Approximately 8.2% (more than 9,900 acres) of the Lake George watershed can be characterized as disturbed, areas where stormwater crosses impervious surfaces and pick up phosphorous, among other pollutants. Sediments wash into streams and out into the Lake, bringing phosphorus attached to the soil particles.
One way to help stop this transfer of phosphorus into the Lake is to stop the sources of it, such as ensuring any fertilizer you use is free of it (New York state’s law has certain criteria that needs to be met before you add fertilizer with phosphorus).
What is Phosphorus?
Phosphorus is a natural element and an essential nutrient for plant growth, but it is only found in small amounts in lakes and streams. Even small increases in phosphorus to these waterbodies can have a devastating impact on water quality. Increased amounts of phosphorus entering a lake can stimulate algae and plant growth.

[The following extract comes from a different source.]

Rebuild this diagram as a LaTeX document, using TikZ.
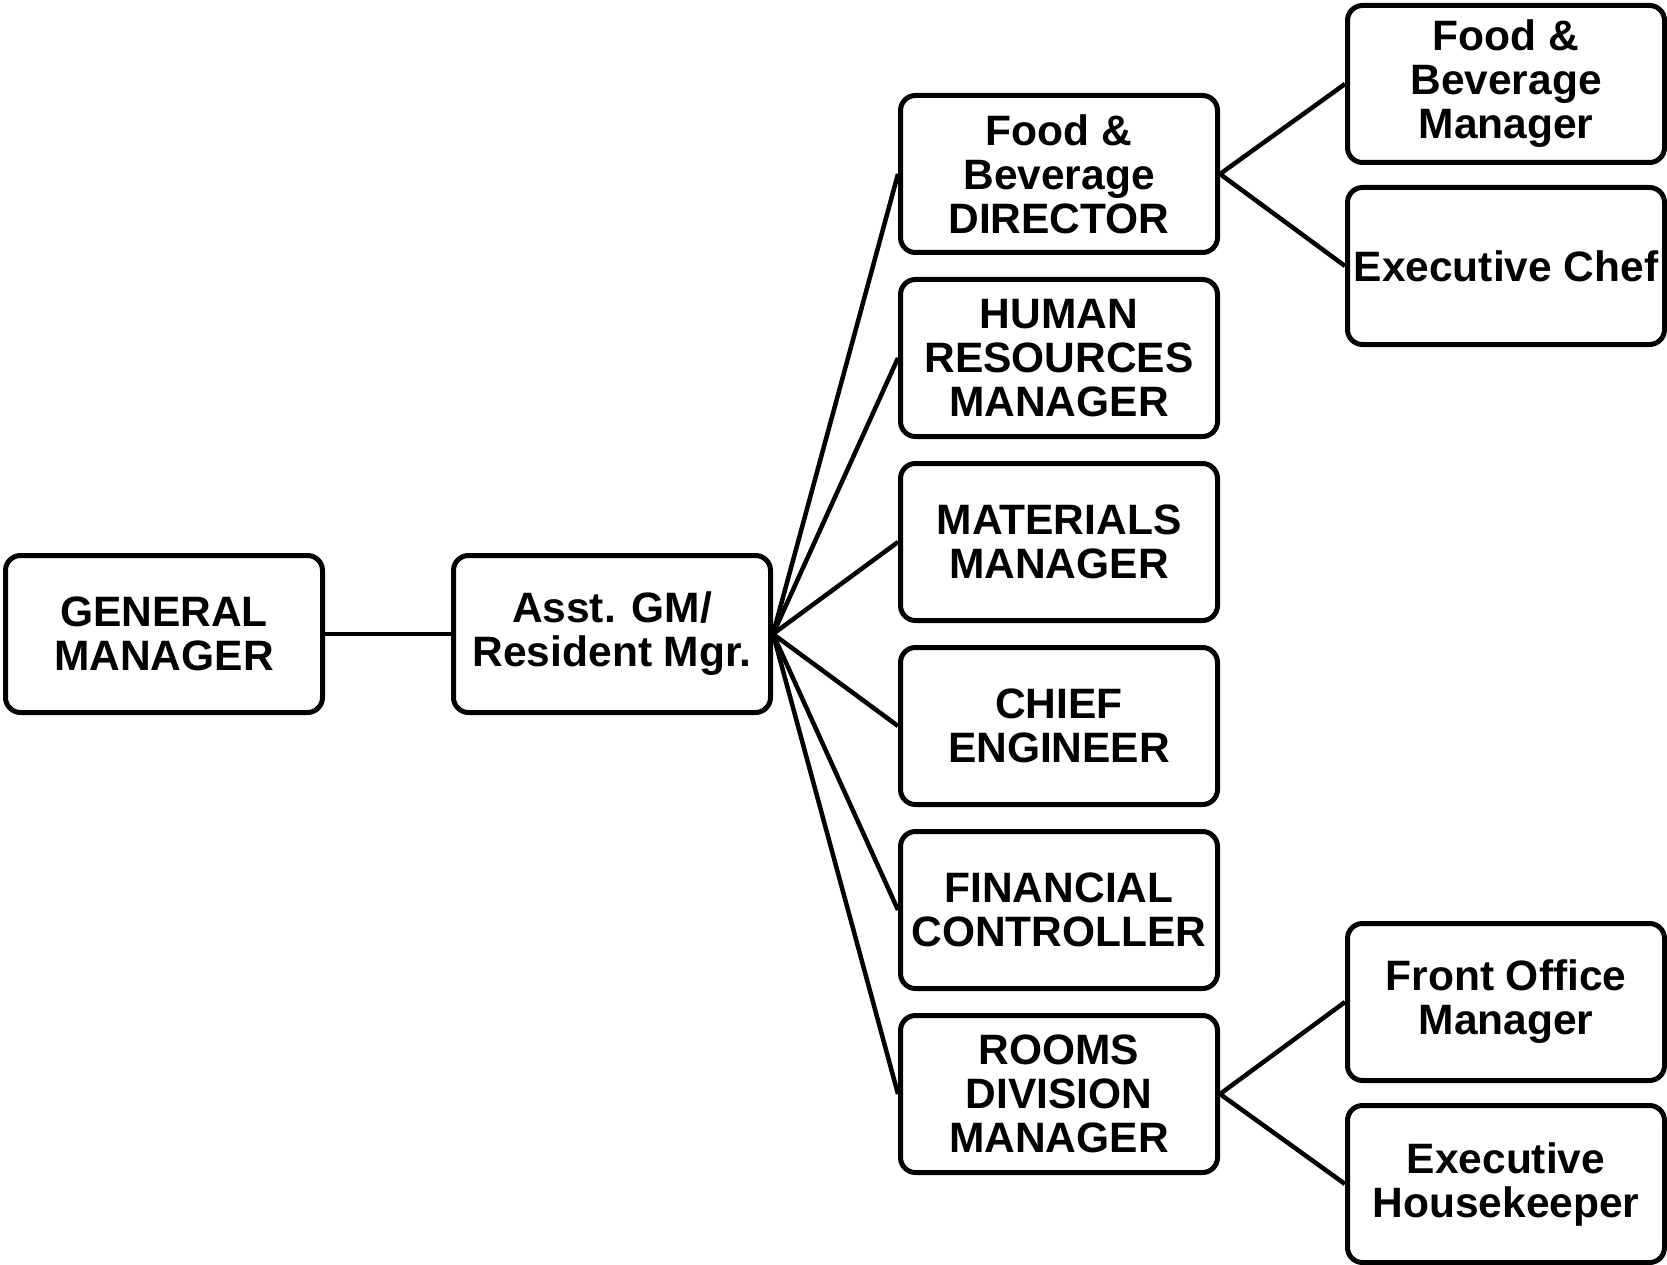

Where Does Phosphorus Come From?
Phosphorus has many sources. Some exists naturally in lakes and streams but human activities from residential, urban and agricultural areas contribute a significant amount of phosphorus. Stormwater runoff travels across land and picks up phosphorus from fertilizers, eroded soil particles, septic systems and pet waste and discharges it into nearby lakes and streams.
More phosphorus, less fish
Excess phosphorus increases algal growth. As algae die and decay, the water is robbed of dissolved oxygen. This can devastate fish populations if it occurs for a long period of time or the fish have no where else to go.
Green and Gross
Excess phosphorus can lead to an explosion of algal growth in the Lake. One pound of phosphorus can produce up to 500 pounds of wet algae!
How Does Phosphorus Affect Me?
Excess plant growth stimulated by high phosphorus inputs can impair many uses of waterways. Boating, fishing, and swimming can become difficult and lake shore property values and tourism can also be negatively impacted.
Storm drains are designed to prevent flooding, but they also provide a direct route for phosphorus and other pollutants to enter Lake George. The LGA is working to mark storm drains that lead to the Lake to raise awareness of the connection between stormwater runoff and phosphorus.